Write out only the lines from the start of the entries up to and including the line with "const lastDay = 30.93;"; please skip the pictures.

• Stored entries:
-- start --

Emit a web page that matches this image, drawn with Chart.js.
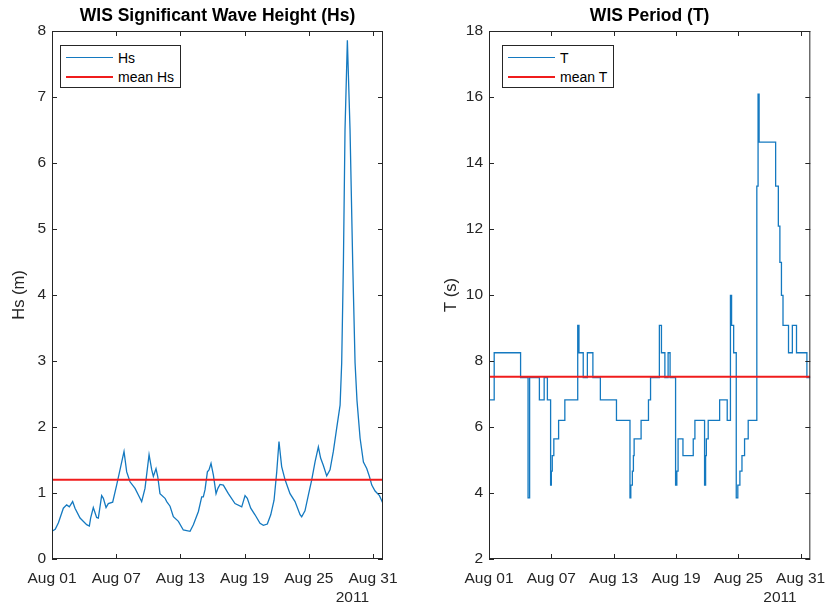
<!DOCTYPE html>
<html>
<head>
<meta charset="utf-8">
<script src="https://cdn.jsdelivr.net/npm/chart.js@4.4.1/dist/chart.umd.min.js"></script>
<style>
  body { margin: 0; background: #fff; }
  .panel { position: absolute; top: 0; width: 418px; height: 607px; }
  .legend {
    position: absolute;
    border: 1px solid #262626;
    background: #fff;
    font: 14px "Liberation Sans", Arial, sans-serif;
    color: #000;
    padding: 2px 6px 1px 5px;
  }
  .legend .row { display: flex; align-items: center; height: 19px; white-space: nowrap; }
  .legend .swatch { display: inline-block; width: 47px; height: 0; margin-right: 5px; }
</style>
</head>
<body>
<div class="panel" style="left:0">
  <canvas id="hsChart" width="418" height="607"></canvas>
  <div class="legend" id="hsLegend"></div>
</div>
<div class="panel" style="left:418px">
  <canvas id="tChart" width="418" height="607"></canvas>
  <div class="legend" id="tLegend"></div>
</div>

<script>
// days since Aug 01 2011 00:00
const tickDays = [0, 6, 12, 18, 24, 30];
const tickLabels = ['Aug 01', 'Aug 07', 'Aug 13', 'Aug 19', 'Aug 25', 'Aug 31'];
const yearLabel = '2011';
const lastDay = 30.93;

// significant wave height (m)
const hsDays = [
  0, 0.3, 0.6, 1.06, 1.37, 1.62, 1.93, 2.15, 2.62, 3.24, 3.49, 3.61, 3.86, 4.17, 4.33,
  4.64, 4.8, 5.05, 5.26, 5.67, 6.04, 6.42, 6.73, 6.98, 7.29, 7.76, 8.07, 8.38, 8.69,
  9.07, 9.32, 9.47, 9.72, 9.88, 10.09, 10.56, 10.72, 11.03, 11.34, 11.81, 12.27, 12.9,
  13.21, 13.68, 13.99, 14.14, 14.3, 14.52, 14.67, 14.86, 15.08, 15.33, 15.5, 15.7,
  16.01, 16.48, 17.1, 17.73, 18.04, 18.25, 18.57, 18.97, 19.44, 19.75, 20.12, 20.44,
  20.75, 21.0, 21.21, 21.46, 21.78, 22.24, 22.71, 23.18, 23.33, 23.64, 23.96, 24.27,
  24.58, 24.89, 25.1, 25.35, 25.67, 25.98, 26.29, 26.6, 26.92, 27.07, 27.23, 27.38,
  27.6, 27.85, 28.1, 28.32, 28.5, 28.79, 29.1, 29.41, 29.66, 29.88, 30.19, 30.6, 30.93
];
const hsValues = [
  0.42, 0.45, 0.55, 0.77, 0.82, 0.79, 0.87, 0.77, 0.62, 0.52, 0.5, 0.62, 0.78, 0.63, 0.62,
  0.96, 0.92, 0.78, 0.84, 0.86, 1.12, 1.40, 1.63, 1.32, 1.17, 1.07, 0.97, 0.87, 1.07,
  1.58, 1.35, 1.25, 1.37, 1.25, 0.99, 0.92, 0.87, 0.80, 0.64, 0.57, 0.44, 0.42,
  0.52, 0.72, 0.94, 0.94, 1.05, 1.32, 1.35, 1.45, 1.27, 0.99, 1.07, 1.13,
  1.12, 0.99, 0.84, 0.79, 0.96, 0.92, 0.77, 0.67, 0.54, 0.51, 0.53, 0.67,
  0.89, 1.32, 1.78, 1.40, 1.20, 0.99, 0.87, 0.67, 0.64, 0.73, 0.97, 1.20,
  1.47, 1.70, 1.53, 1.42, 1.26, 1.35, 1.63, 1.98, 2.33, 2.97, 4.48, 6.5,
  7.86, 6.5, 4.48, 2.97, 2.4, 1.83, 1.47, 1.37, 1.25, 1.12, 1.03, 0.96, 0.84
];
const meanHs = 1.2;

// peak period (s), value holds from each day until the next one
const tDays = [
  0, 0.5, 3.04, 3.76, 3.91, 4.85, 5.31, 5.62, 5.93, 6.0, 6.09, 6.24, 6.7, 7.3, 8.54,
  8.66, 9.07, 9.47, 10.0, 10.72, 12.27, 13.57, 13.65, 13.8, 13.9, 13.97, 14.64, 15.35,
  15.55, 16.4, 16.6, 16.93, 17.24, 17.43, 17.96, 18.08, 18.2, 18.67, 19.66, 19.82,
  20.75, 20.85, 20.92, 21.1, 22.2, 22.93, 23.24, 23.35, 23.55, 23.8, 23.95, 24.15,
  24.35, 24.6, 24.95, 25.78, 25.9, 26.0, 27.59, 27.85, 28.0, 28.15, 28.3, 28.83,
  29.2, 29.6, 30.6, 30.93
];
const tValues = [
  6.82, 8.25, 7.5, 3.85, 7.5, 6.82, 7.5, 6.82, 4.24, 4.66, 5.13, 5.64, 6.2, 6.82, 9.08,
  8.25, 7.5, 8.25, 7.5, 6.82, 6.2, 3.85, 4.24, 4.66, 5.13, 5.64, 6.2, 6.82,
  7.5, 9.08, 8.25, 7.5, 8.25, 7.5, 4.24, 4.66, 5.64, 5.13, 5.64, 6.2,
  4.24, 5.13, 5.64, 6.2, 6.82, 6.2, 9.99, 9.08, 8.25, 3.85, 4.24, 4.66,
  5.13, 5.64, 6.2, 13.3, 16.09, 14.63, 13.3, 12.09, 10.99, 9.99, 9.08, 8.25,
  9.08, 8.25, 7.5, 7.5
];
const meanT = 7.52;

const FONT = '"Liberation Sans", Arial, sans-serif';
const AXIS = '#262626';
const BLUE = '#1479c0';
const RED = '#f01c1c';

// matlab style box with inward ticks on all four sides
const matlabBox = {
  id: 'matlabBox',
  afterDatasetsDraw(chart) {
    const { ctx, chartArea: a, scales } = chart;
    const len = 5;
    ctx.save();
    ctx.strokeStyle = AXIS;
    ctx.lineWidth = 1;
    ctx.strokeRect(a.left + 0.5, a.top + 0.5, a.right - a.left - 1, a.bottom - a.top - 1);
    ctx.beginPath();
    scales.x.ticks.forEach(t => {
      const px = Math.round(scales.x.getPixelForValue(t.value)) + 0.5;
      ctx.moveTo(px, a.bottom); ctx.lineTo(px, a.bottom - len);
      ctx.moveTo(px, a.top); ctx.lineTo(px, a.top + len);
    });
    scales.y.ticks.forEach(t => {
      const py = Math.round(scales.y.getPixelForValue(t.value)) + 0.5;
      ctx.moveTo(a.left, py); ctx.lineTo(a.left + len, py);
      ctx.moveTo(a.right, py); ctx.lineTo(a.right - len, py);
    });
    ctx.stroke();
    // year under the last date tick
    ctx.fillStyle = AXIS;
    ctx.font = '15.5px ' + FONT;
    ctx.textAlign = 'right';
    ctx.textBaseline = 'middle';
    ctx.fillText(yearLabel, scales.x.getPixelForValue(tickDays[tickDays.length - 1]) - 4, 598);
    ctx.restore();
  }
};

const htmlLegend = {
  id: 'htmlLegend',
  afterUpdate(chart, args, opts) {
    const box = document.getElementById(opts.containerID);
    box.innerHTML = '';
    chart.data.datasets.forEach(ds => {
      const row = document.createElement('div');
      row.className = 'row';
      const line = document.createElement('span');
      line.className = 'swatch';
      line.style.borderTop = Math.max(1, Math.round(ds.borderWidth)) + 'px solid ' + ds.borderColor;
      const txt = document.createElement('span');
      txt.textContent = ds.label;
      row.append(line, txt);
      box.append(row);
    });
    box.style.left = (chart.chartArea.left + opts.dx) + 'px';
    box.style.top = (chart.chartArea.top + opts.dy) + 'px';
  }
};

function makeChart(id, cfg) {
  const ctx = document.getElementById(id).getContext('2d');
  return new Chart(ctx, {
    type: 'line',
    data: {
      datasets: [{
        label: cfg.label,
        data: cfg.days.map((d, i) => ({ x: d, y: cfg.values[i] })),
        borderColor: BLUE,
        borderWidth: 1.3,
        pointRadius: 0,
        tension: 0,
        stepped: cfg.stepped,
        order: 1
      }, {
        label: 'mean ' + cfg.label,
        data: [{ x: 0, y: cfg.mean }, { x: lastDay, y: cfg.mean }],
        borderColor: RED,
        borderWidth: 2,
        pointRadius: 0,
        order: 0
      }]
    },
    options: {
      responsive: false,
      animation: false,
      layout: { padding: { left: 0, right: cfg.padRight, top: 0, bottom: 0 } },
      plugins: {
        legend: { display: false },
        tooltip: { enabled: false },
        title: {
          display: true,
          text: cfg.title,
          fullSize: false,
          color: '#000',
          font: { family: FONT, size: 17.5, weight: 'bold' },
          padding: { top: 6, bottom: 4 }
        },
        htmlLegend: { containerID: cfg.legendId, dx: cfg.legendDx, dy: 14 }
      },
      scales: {
        x: {
          type: 'linear',
          min: 0,
          max: lastDay,
          grid: { display: false, drawTicks: false },
          border: { display: false },
          afterBuildTicks: scale => { scale.ticks = tickDays.map(v => ({ value: v })); },
          afterFit: scale => { scale.height = 48; },
          ticks: {
            color: AXIS,
            font: { family: FONT, size: 15.5 },
            padding: 10,
            maxRotation: 0,
            autoSkip: false,
            callback: v => tickLabels[tickDays.indexOf(v)]
          }
        },
        y: {
          min: cfg.yMin,
          max: cfg.yMax,
          grid: { display: false, drawTicks: false },
          border: { display: false },
          afterFit: scale => { scale.width = cfg.yWidth; },
          ticks: {
            stepSize: cfg.yStep,
            color: AXIS,
            font: { family: FONT, size: 15.5 },
            padding: 6
          },
          title: {
            display: true,
            text: cfg.yTitle,
            color: AXIS,
            font: { family: FONT, size: 16.5 },
            padding: { top: cfg.yTitlePad, bottom: 0 }
          }
        }
      }
    },
    plugins: [matlabBox, htmlLegend]
  });
}

makeChart('hsChart', {
  label: 'Hs', title: 'WIS Significant Wave Height (Hs)', yTitle: 'Hs (m)',
  days: hsDays, values: hsValues, mean: meanHs, stepped: false,
  yMin: 0, yMax: 8, yStep: 1, yWidth: 52, yTitlePad: 10, padRight: 35,
  legendId: 'hsLegend', legendDx: 8
});

makeChart('tChart', {
  label: 'T', title: 'WIS Period (T)', yTitle: 'T (s)',
  days: tDays, values: tValues, mean: meanT, stepped: true,
  yMin: 2, yMax: 18, yStep: 2, yWidth: 71, yTitlePad: 24, padRight: 16,
  legendId: 'tLegend', legendDx: 13
});
</script>
</body>
</html>
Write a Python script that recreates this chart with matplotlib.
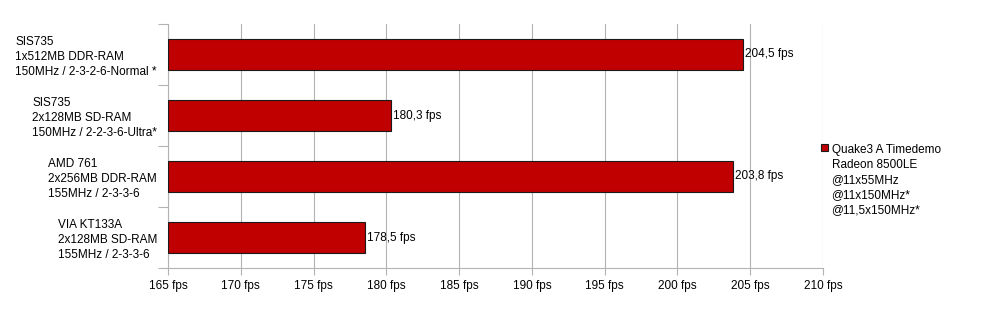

-- end --

• In response:
Emit a web page that matches this image, drawn with Chart.js.
<!DOCTYPE html>
<html>
<head>
<meta charset="utf-8">
<script src="https://cdn.jsdelivr.net/npm/chart.js@4.4.1/dist/chart.umd.min.js"></script>
<style>
  body { margin: 0; background: #fff; }
  .panel { position: absolute; top: 0; width: 418px; height: 607px; }
  .legend {
    position: absolute;
    border: 1px solid #262626;
    background: #fff;
    font: 14px "Liberation Sans", Arial, sans-serif;
    color: #000;
    padding: 2px 6px 1px 5px;
  }
  .legend .row { display: flex; align-items: center; height: 19px; white-space: nowrap; }
  .legend .swatch { display: inline-block; width: 47px; height: 0; margin-right: 5px; }
</style>
</head>
<body>
<div class="panel" style="left:0">
  <canvas id="hsChart" width="418" height="607"></canvas>
  <div class="legend" id="hsLegend"></div>
</div>
<div class="panel" style="left:418px">
  <canvas id="tChart" width="418" height="607"></canvas>
  <div class="legend" id="tLegend"></div>
</div>

<script>
// days since Aug 01 2011 00:00
const tickDays = [0, 6, 12, 18, 24, 30];
const tickLabels = ['Aug 01', 'Aug 07', 'Aug 13', 'Aug 19', 'Aug 25', 'Aug 31'];
const yearLabel = '2011';
const lastDay = 30.93;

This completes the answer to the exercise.